Scientific publishing - Economist Feb 5 2022
Summary:
1) Preprints on the coronavirus have been impressively reliable
2) The case for publishing in expensive, restrictive scientific journals continues to weaken
SCIENTIFIC PUBLISHING moves slowly. Depending on the academic field, it can take years for a single paper to get published in a well-regarded journal. In that time, a paper might undergo several rounds of peer-review by academic volunteers, followed by corrections—and possibly rejections—before a new scientific result sees the light of day.
This rigmarole is meant to ensure that the research that enters the scientific record is reputable, rigorous and trustworthy. That is admirable—and the system generally works well—but it also introduces a bottleneck, delaying the circulation of new scientific results. To get around this, scientists can release a “preprint”: a manuscript of a paper posted to a public server online before it has completed a formal peer-review process.
Preprints are commonplace in physics and mathematics. During the covid-19 pandemic, these publications took off in bio logy, genomics and medicine too, reflecting the urgency of communicating corona virus-related findings to other scientists, government officials, and the public.
Some have expressed concerns over the quality of preprints, however, arguing that publishing research prematurely risks undermining the integrity of science if conclusions may later need to be revised, after comments from peer-reviewers, say. Fortunately, a study published in the journal PLOS Biology this week suggests that they have little to worry about.
A team of researchers led by Jonathon Coates, a biologist at Queen Mary University in London, decided to analyse how reliable preprints were early in the covid-19 pandemic. They compiled a set of 184 research papers in the life sciences that had initially been posted as preprints on bio Rxiv and medRxiv—two large preprint servers—and later published in one of 23 major scientific journals in the first four months of the pandemic.

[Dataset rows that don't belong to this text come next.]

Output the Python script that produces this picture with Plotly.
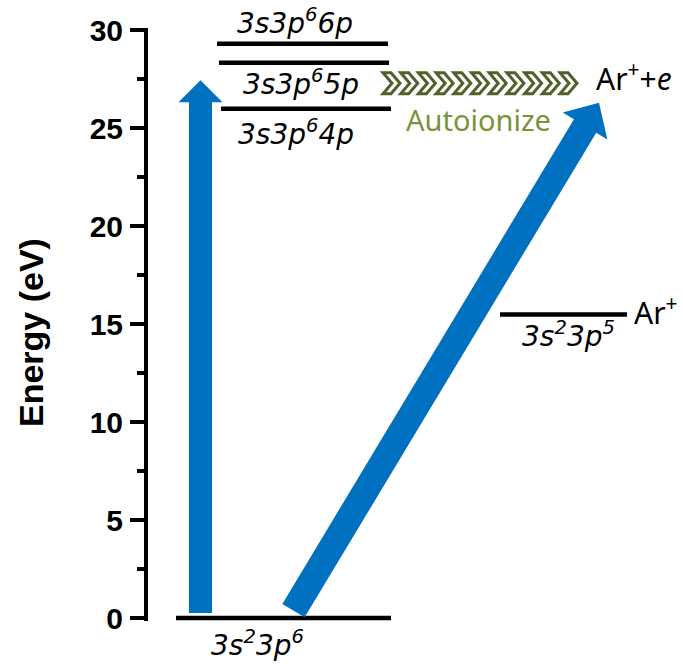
import numpy as np
import plotly.graph_objects as go

# ---------------- data ----------------
level_labels = ["3s<sup>2</sup>3p<sup>6</sup>", "3s3p<sup>6</sup>4p", "3s3p<sup>6</sup>5p",
                "3s3p<sup>6</sup>6p", "3s<sup>2</sup>3p<sup>5</sup>"]
level_energy = [0.0, 26.0, 28.35, 29.32, 15.5]          # eV
level_x_start = [176, 221, 219, 217, 500]
level_x_end = [391, 391, 389, 388, 627]
label_x = [257, 296, 301, 295, 568]
label_energy = [-1.3, 24.8, 27.35, 30.45, 14.5]

species_labels = ["Ar<sup>+</sup>", "Ar<sup>+</sup>+<i>e</i>"]
species_x = [632, 594]
species_energy = [15.65, 27.6]

arrow_tail_x = [200.5, 293.5]
arrow_tail_energy = [0.26, 0.38]
arrow_tip_x = [200.5, 599]
arrow_tip_energy = [27.45, 26.3]
arrow_shaft_width = [23, 26]
arrow_head_width = [44, 52]
arrow_head_length = [22, 27]

autoionize_energy = 27.3
autoionize_x_start = 383
autoionize_count = 11
autoionize_step = 17.7
autoionize_label_x = 478
autoionize_label_energy = 25.45

y_ticks = [0, 5, 10, 15, 20, 25, 30]

# ---------------- layout constants ----------------
W, H = 683, 665
M_L, M_R, M_T, M_B = 148, 0, 28, 44
Y_RANGE = [-0.15, 30.12]
X_RANGE = [M_L, W - M_R]
plot_h = H - M_T - M_B
k = plot_h / (Y_RANGE[1] - Y_RANGE[0])   # pixels per eV

BLUE = "#0070C0"
DARK_GREEN = "#4F6228"
LIGHT_GREEN = "#77933C"


def px_to_paper(x):
    return (x - X_RANGE[0]) / (X_RANGE[1] - X_RANGE[0])


def e_to_paper(e):
    return (e - Y_RANGE[0]) / (Y_RANGE[1] - Y_RANGE[0])


fig = go.Figure()

# energy levels
for x0, x1, e in zip(level_x_start, level_x_end, level_energy):
    fig.add_trace(go.Scatter(x=[x0, x1], y=[e, e], mode="lines",
                             line=dict(color="black", width=4.5),
                             hoverinfo="skip", showlegend=False))

# level labels
for txt, lx, le in zip(level_labels, label_x, label_energy):
    fig.add_annotation(x=px_to_paper(lx), y=e_to_paper(le), xref="paper", yref="paper",
                       text="<i>" + txt + "</i>",
                       showarrow=False, xanchor="center", yanchor="middle",
                       font=dict(family="DejaVu Sans", size=28, color="black"))

for txt, sx, se in zip(species_labels, species_x, species_energy):
    fig.add_annotation(x=px_to_paper(sx), y=e_to_paper(se), xref="paper", yref="paper",
                       text=txt, showarrow=False, xanchor="left", yanchor="middle",
                       font=dict(family="Noto Sans", size=30, color="black"))


# arrows (polygons computed in pixel-like space)
def arrow_path(tx, te, px, pe, sw, hw, hl):
    T = np.array([tx, te * k])
    P = np.array([px, pe * k])
    u = (P - T) / np.linalg.norm(P - T)
    n = np.array([u[1], -u[0]])
    B = P - u * hl
    pts = [T + n * sw / 2, B + n * sw / 2, B + n * hw / 2, P,
           B - n * hw / 2, B - n * sw / 2, T - n * sw / 2]
    s = ""
    for i, p in enumerate(pts):
        s += ("M" if i == 0 else "L") + f"{p[0]:.2f},{p[1] / k:.4f} "
    return s + "Z"


for a in zip(arrow_tail_x, arrow_tail_energy, arrow_tip_x, arrow_tip_energy,
             arrow_shaft_width, arrow_head_width, arrow_head_length):
    fig.add_shape(type="path", path=arrow_path(*a), xref="x", yref="y",
                  fillcolor=BLUE, line=dict(width=0), layer="above")

# autoionization chevrons
half_h = 10.5 / k
t, d = 8.0, 9.0
for i in range(autoionize_count):
    x0 = autoionize_x_start + i * autoionize_step
    top, mid, bot = autoionize_energy + half_h, autoionize_energy, autoionize_energy - half_h
    path = (f"M{x0},{top} L{x0 + t},{top} L{x0 + t + d},{mid} L{x0 + t},{bot} "
            f"L{x0},{bot} L{x0 + d},{mid} Z")
    fig.add_shape(type="path", path=path, xref="x", yref="y",
                  fillcolor="white", line=dict(color=DARK_GREEN, width=3), layer="above")

fig.add_annotation(x=px_to_paper(autoionize_label_x), y=e_to_paper(autoionize_label_energy),
                   xref="paper", yref="paper",
                   text="Autoionize", showarrow=False, xanchor="center", yanchor="middle",
                   font=dict(family="Noto Sans", size=29, color=LIGHT_GREEN))

# axis title
fig.add_annotation(x=px_to_paper(31), y=e_to_paper(14.55), xref="paper", yref="paper",
                   text="<b>Energy (eV)</b>",
                   textangle=-90, showarrow=False, xanchor="center", yanchor="middle",
                   font=dict(family="Liberation Sans", size=34, color="black"))

fig.update_layout(
    width=W, height=H,
    margin=dict(l=M_L, r=M_R, t=M_T, b=M_B),
    paper_bgcolor="white", plot_bgcolor="white",
    showlegend=False,
    xaxis=dict(range=X_RANGE, visible=False, fixedrange=True),
    yaxis=dict(range=Y_RANGE, tickvals=y_ticks, ticks="outside", ticklen=14,
               tickwidth=4, tickcolor="black", showline=True, linewidth=4,
               linecolor="black", showgrid=False, zeroline=False,
               ticklabelstandoff=1,
               tickfont=dict(family="Liberation Sans", size=30, color="black", weight="bold"),
               minor=dict(dtick=2.5, ticks="outside", ticklen=7, tickwidth=4,
                          tickcolor="black", showgrid=False),
               fixedrange=True),
)

fig.write_html("out.html")
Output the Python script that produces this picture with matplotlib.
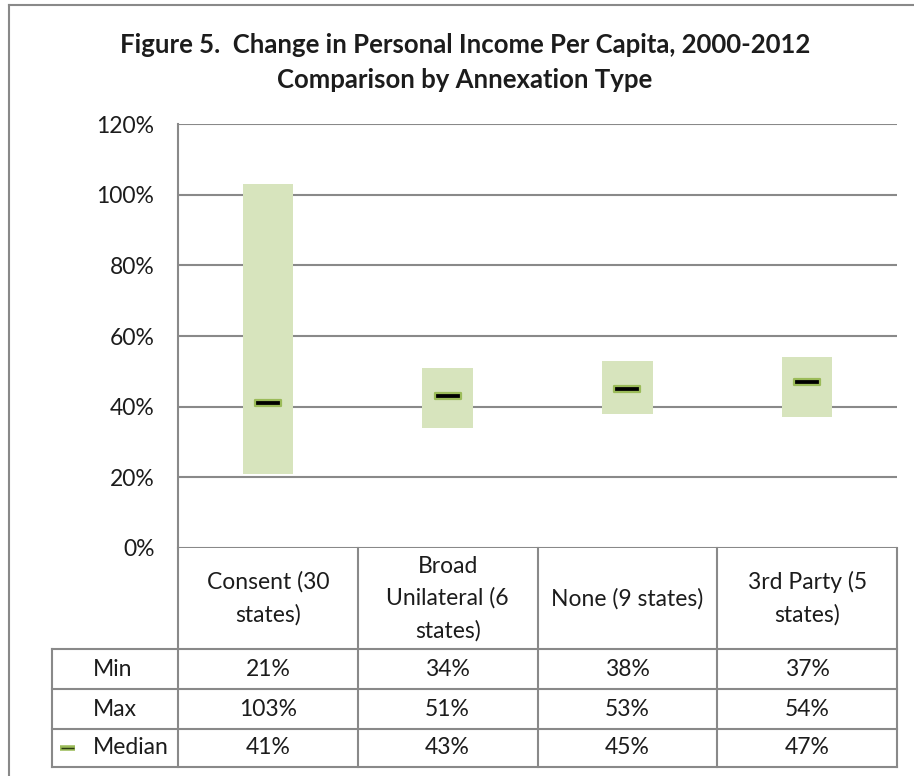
import matplotlib
matplotlib.use("Agg")
import matplotlib.pyplot as plt
from matplotlib.path import Path

categories = ["Consent (30\nstates)", "Broad\nUnilateral (6\nstates)", "None (9 states)", "3rd Party (5\nstates)"]
mins = [21, 34, 38, 37]
maxs = [103, 51, 53, 54]
medians = [41, 43, 45, 47]
row_labels = ["Min", "Max", "Median"]
y_ticks = [0, 20, 40, 60, 80, 100, 120]

W, H = 914, 776
GREY = "#898989"
TXT = "#1c1c1c"
BAR = "#D7E4BD"
GREEN = "#9BBB59"
FS = 16.5

plt.rcParams["font.family"] = "Lato"

fig = plt.figure(figsize=(W / 100, H / 100), dpi=100)

# plot area in pixel coords (left, right, top, bottom)
px0, px1, py0, py1 = 178, 897, 124, 548
ax = fig.add_axes([px0 / W, 1 - py1 / H, (px1 - px0) / W, (py1 - py0) / H])

n = len(categories)
xs = list(range(n))
ax.bar(xs, [hi - lo for lo, hi in zip(mins, maxs)], bottom=mins, width=0.28,
       color=BAR, zorder=2)

dash = Path([(-1, -0.2), (1, -0.2), (1, 0.2), (-1, 0.2), (-1, -0.2)],
            [Path.MOVETO, Path.LINETO, Path.LINETO, Path.LINETO, Path.CLOSEPOLY])
ax.plot(xs, medians, linestyle="none", marker=dash, markersize=19,
        markerfacecolor="black", markeredgecolor=GREEN, markeredgewidth=1.6, zorder=3)

ax.set_xlim(-0.5, n - 0.5)
ax.set_ylim(0, 120)
ax.set_yticks(y_ticks)
ax.set_yticklabels([f"{t}%" for t in y_ticks], fontsize=FS, color=TXT)
ax.tick_params(axis="y", length=0, pad=17)
ax.set_xticks([])
ax.yaxis.grid(True, color=GREY, linewidth=1.5, zorder=0)
ax.set_axisbelow(True)
for side in ("top", "right", "bottom"):
    ax.spines[side].set_visible(False)
ax.spines["left"].set_color(GREY)
ax.spines["left"].set_linewidth(1.5)

# overlay in pixel coords for the data table and chart border
ov = fig.add_axes([0, 0, 1, 1], zorder=5)
ov.set_xlim(0, W)
ov.set_ylim(H, 0)
ov.axis("off")
ov.patch.set_alpha(0)

lw = 1.5
ov.plot([9, 9], [5, H], color=GREY, lw=lw)
ov.plot([9, W], [5, 5], color=GREY, lw=lw)

ov.text(465, 45, "Figure 5.  Change in Personal Income Per Capita, 2000-2012",
        ha="center", va="center", fontsize=18.5, fontweight="bold", color=TXT)
ov.text(465, 80, "Comparison by Annexation Type",
        ha="center", va="center", fontsize=18.5, fontweight="bold", color=TXT)

col_w = (px1 - px0) / n
col_edges = [px0 + i * col_w for i in range(n + 1)]
hdr_top, hdr_bot = py1, 649
row_edges = [649, 689, 729, 767]
lab_x0 = 52

# header row
ov.plot([px0, px1], [hdr_bot, hdr_bot], color=GREY, lw=lw)
for xe in col_edges:
    ov.plot([xe, xe], [hdr_top, row_edges[-1]], color=GREY, lw=lw)
for i, cat in enumerate(categories):
    ov.text(col_edges[i] + col_w / 2, (hdr_top + hdr_bot) / 2, cat, ha="center",
            va="center", multialignment="center", fontsize=FS, color=TXT,
            linespacing=1.62)

# value rows
ov.plot([lab_x0, px0], [row_edges[0], row_edges[0]], color=GREY, lw=lw)
for ye in row_edges[1:]:
    ov.plot([lab_x0, px1], [ye, ye], color=GREY, lw=lw)
ov.plot([lab_x0, lab_x0], [row_edges[0], row_edges[-1]], color=GREY, lw=lw)

for r, (label, vals) in enumerate(zip(row_labels, [mins, maxs, medians])):
    yc = (row_edges[r] + row_edges[r + 1]) / 2
    ov.text(93, yc, label, ha="left", va="center", fontsize=FS, color=TXT)
    for i, v in enumerate(vals):
        ov.text(col_edges[i] + col_w / 2, yc, f"{v}%", ha="center", va="center",
                fontsize=FS, color=TXT)

# legend key for the median marker
yk = (row_edges[2] + row_edges[3]) / 2
ov.plot([60, 75], [yk, yk], color=GREEN, lw=4, solid_capstyle="butt")
ov.plot([61, 74], [yk, yk], color="#2a3a10", lw=1, solid_capstyle="butt")

fig.savefig("out.png", dpi=100)
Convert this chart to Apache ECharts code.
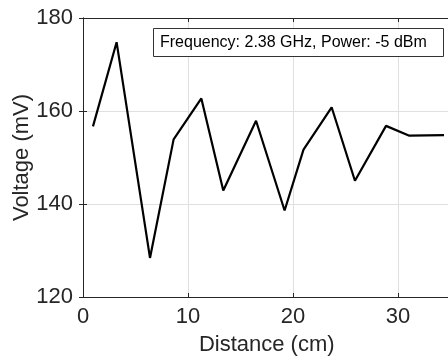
<!DOCTYPE html>
<html>
<head>
<meta charset="utf-8">
<script src="https://cdn.jsdelivr.net/npm/echarts@6/dist/echarts.min.js"></script>
<style>
  html, body { margin: 0; padding: 0; background: #fff; }
  #chart { width: 448px; height: 358px; }
</style>
</head>
<body>
<div id="chart"></div>
<script>
// distance (cm) and measured voltage (mV)
const distance = [0.95, 3.2, 6.38, 8.63, 11.27, 13.36, 16.48, 19.2, 21.0, 23.68, 25.9, 28.86, 31.08, 34.38];
const voltage = [156.7, 174.8, 128.4, 153.9, 162.7, 142.9, 157.9, 138.6, 151.7, 160.8, 145.0, 156.8, 154.7, 154.8];
const legendText = 'Frequency: 2.38 GHz, Power: -5 dBm';

const ink = '#262626';
const gridColor = '#e0e0e0';
const font = 'Liberation Sans, Arial, sans-serif';

const chart = echarts.init(document.getElementById('chart'));

const frameAxis = {
  axisLine: { show: true, lineStyle: { color: ink, width: 1 } },
  axisTick: { show: true, inside: true, length: 4, lineStyle: { color: ink } },
  axisLabel: { show: false },
  splitLine: { show: false }
};

chart.setOption({
  animation: false,
  title: {
    text: legendText,
    left: 153,
    top: 28,
    padding: [6, 17, 5, 7],
    borderColor: '#333',
    borderWidth: 1,
    backgroundColor: '#fff',
    textStyle: { fontFamily: font, fontSize: 16, lineHeight: 18, fontWeight: 'normal', color: '#000' }
  },
  grid: { left: 83, top: 18, width: 367.5, height: 279, outerBoundsMode: 'none', containLabel: false },
  xAxis: [{
    type: 'value',
    min: 0,
    max: 35,
    interval: 10,
    name: 'Distance (cm)',
    nameLocation: 'middle',
    nameGap: 37,
    nameMoveOverlap: false,
    nameTextStyle: { fontFamily: font, fontSize: 22, color: ink },
    axisLine: { show: true, lineStyle: { color: ink, width: 1 } },
    axisTick: { show: true, inside: true, length: 4, lineStyle: { color: ink } },
    axisLabel: { fontFamily: font, fontSize: 22, color: ink, margin: 9, showMaxLabel: false },
    splitLine: { show: true, lineStyle: { color: gridColor, width: 1 } }
  }, Object.assign({ type: 'value', position: 'top', min: 0, max: 35, interval: 10 }, frameAxis)],
  yAxis: [{
    type: 'value',
    min: 120,
    max: 180,
    interval: 20,
    name: 'Voltage (mV)',
    nameLocation: 'middle',
    nameGap: 50,
    nameMoveOverlap: false,
    nameTextStyle: { fontFamily: font, fontSize: 22, color: ink },
    axisLine: { show: true, lineStyle: { color: ink, width: 1 } },
    axisTick: { show: true, inside: true, length: 4, lineStyle: { color: ink } },
    axisLabel: { fontFamily: font, fontSize: 22, color: ink, margin: 10 },
    splitLine: { show: true, lineStyle: { color: gridColor, width: 1 } }
  }, Object.assign({ type: 'value', position: 'right', min: 120, max: 180, interval: 20 }, frameAxis)],
  series: [{
    type: 'line',
    data: distance.map((d, i) => [d, voltage[i]]),
    symbol: 'none',
    lineStyle: { color: '#000', width: 2.2 },
    z: 3
  }]
});
</script>
</body>
</html>
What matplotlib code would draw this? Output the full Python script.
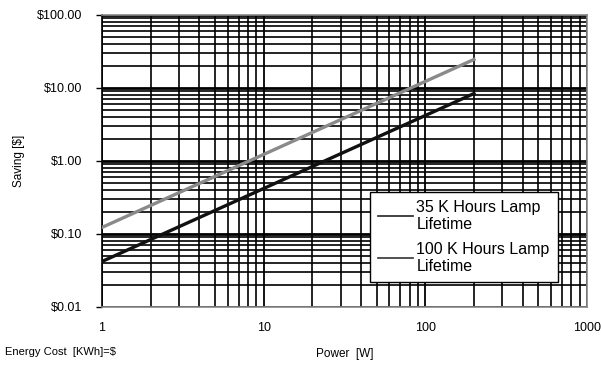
import matplotlib
matplotlib.use("Agg")
import matplotlib.pyplot as plt
import matplotlib.ticker as ticker
from matplotlib.lines import Line2D

plt.rcParams["font.family"] = ["Liberation Sans", "DejaVu Sans"]

# values (log-log, straight lines)
power_w = [1, 2, 5, 10, 20, 50, 100, 200]
saving_35k = [0.042, 0.084, 0.21, 0.42, 0.84, 2.1, 4.2, 8.4]
saving_100k = [0.123, 0.246, 0.615, 1.23, 2.46, 6.15, 12.3, 24.6]
legend_labels = ["35 K Hours Lamp\nLifetime", "100 K Hours Lamp\nLifetime"]
y_ticks = [0.01, 0.1, 1, 10, 100]
y_ticklabels = ["$0.01", "$0.10", "$1.00", "$10.00", "$100.00"]
x_ticks = [1, 10, 100, 1000]
x_ticklabels = ["1", "10", "100", "1000"]

fig = plt.figure(figsize=(6.01, 3.70), dpi=100)
ax = fig.add_axes([0.1697, 0.1703, 0.8070, 0.7892])

ax.plot(power_w, saving_35k, color="#111111", lw=2.4, zorder=3)
ax.plot(power_w, saving_100k, color="#8a8a8a", lw=2.4, zorder=3)

ax.set_xscale("log")
ax.set_yscale("log")
ax.set_xlim(1, 1000)
ax.set_ylim(0.01, 100)

# gridlines: everything black, majors a bit heavier
ax.xaxis.set_minor_locator(ticker.LogLocator(base=10, subs=range(2, 10)))
ax.yaxis.set_minor_locator(ticker.LogLocator(base=10, subs=range(2, 10)))
ax.grid(True, which="major", axis="y", color="black", lw=2.0)
ax.grid(True, which="major", axis="x", color="black", lw=1.3)
ax.grid(True, which="minor", color="black", lw=1.2)
ax.set_axisbelow(True)

ax.set_yticks(y_ticks)
ax.set_yticklabels(y_ticklabels)
ax.set_xticks(x_ticks)
ax.set_xticklabels(x_ticklabels)
ax.yaxis.set_minor_formatter(ticker.NullFormatter())
ax.xaxis.set_minor_formatter(ticker.NullFormatter())
ax.tick_params(axis="both", which="minor", length=0)
ax.tick_params(axis="y", which="major", length=4, width=1, labelsize=9, pad=10)
ax.tick_params(axis="x", which="major", length=0, labelsize=9, pad=11)

for s in ax.spines.values():
    s.set_color("#888888")
    s.set_linewidth(1.2)
ax.spines["left"].set_color("black")

ax.set_xlabel("Power  [W]", fontsize=8.5, labelpad=10)
ax.set_ylabel("Saving [$]", fontsize=8.5, labelpad=9)

handles = [Line2D([], [], color="#222222", lw=1.2),
           Line2D([], [], color="#333333", lw=1.2)]
leg = ax.legend(handles, legend_labels, loc="lower right",
                bbox_to_anchor=(0.956, 0.058), fontsize=11.5,
                frameon=True, fancybox=False, framealpha=1,
                edgecolor="black", handlelength=2.2, handletextpad=0.2,
                labelspacing=0.6, borderpad=0.5)
leg.get_frame().set_linewidth(1.0)
leg.set_zorder(5)

fig.text(0.008, 0.035, "Energy Cost  [KWh]=$", fontsize=8, ha="left", va="bottom")

fig.savefig("out.png", dpi=100)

They compared each preprint with its more polished version that had later appeared in a journal. They looked for content that had been added or removed from the body of the manuscript, tables or figures that had been rearranged, and when key wording had been changed.
Dr Coates’s analysis found that 82.8% of coronavirus-related preprints and 92.8% of non-coronavirus-related preprints saw no material change to their conclusions upon journal publication. Of the changes that were made, most involved only strengthening or weakening of conclusions. Only one paper out of 184 saw one of its conclusions reversed. “This is a welcome finding,” says Dr Coates. “Ultimately, scientists share preprints because they think the work is ready, not simply to rush it out—the results of our study reflect that.”
That more coronavirus-related papers saw changes upon publication than non-coronavirus papers could reflect two factors, suggests Dr Coates. The first is that scientists were moving as quickly as possible to make coronavirus-related results public to aid the early pandemic response, meaning that the language in early covid-19 preprints was more likely to require a final edit. Dr Coates adds that, in his experience, journal editors were also being more rigorous in their treatment of early covid-19 research, precisely because the stakes were so high.
These findings support arguments made by advocates of “open science”, who say that new scientific results should be made available to other researchers and the public freely and quickly. Dr Coates’s work suggests that the usual gatekeepers of the research, scientific journals, may add little scientific value to the original research manuscripts. Their large subscription fees, therefore, look increasingly at odds with the value they provide.
Dr Coates also discovered an annoying wrinkle in the publishing and sharing of data in the life sciences. Whenever his team tried to gain access to the supplementary data for a journal-published version of an article, all too often the links were dead or did not lead to the data they were looking for. That seems troubling, not least during a public-health crisis in which access to timely data has been critical in working out what to do and when.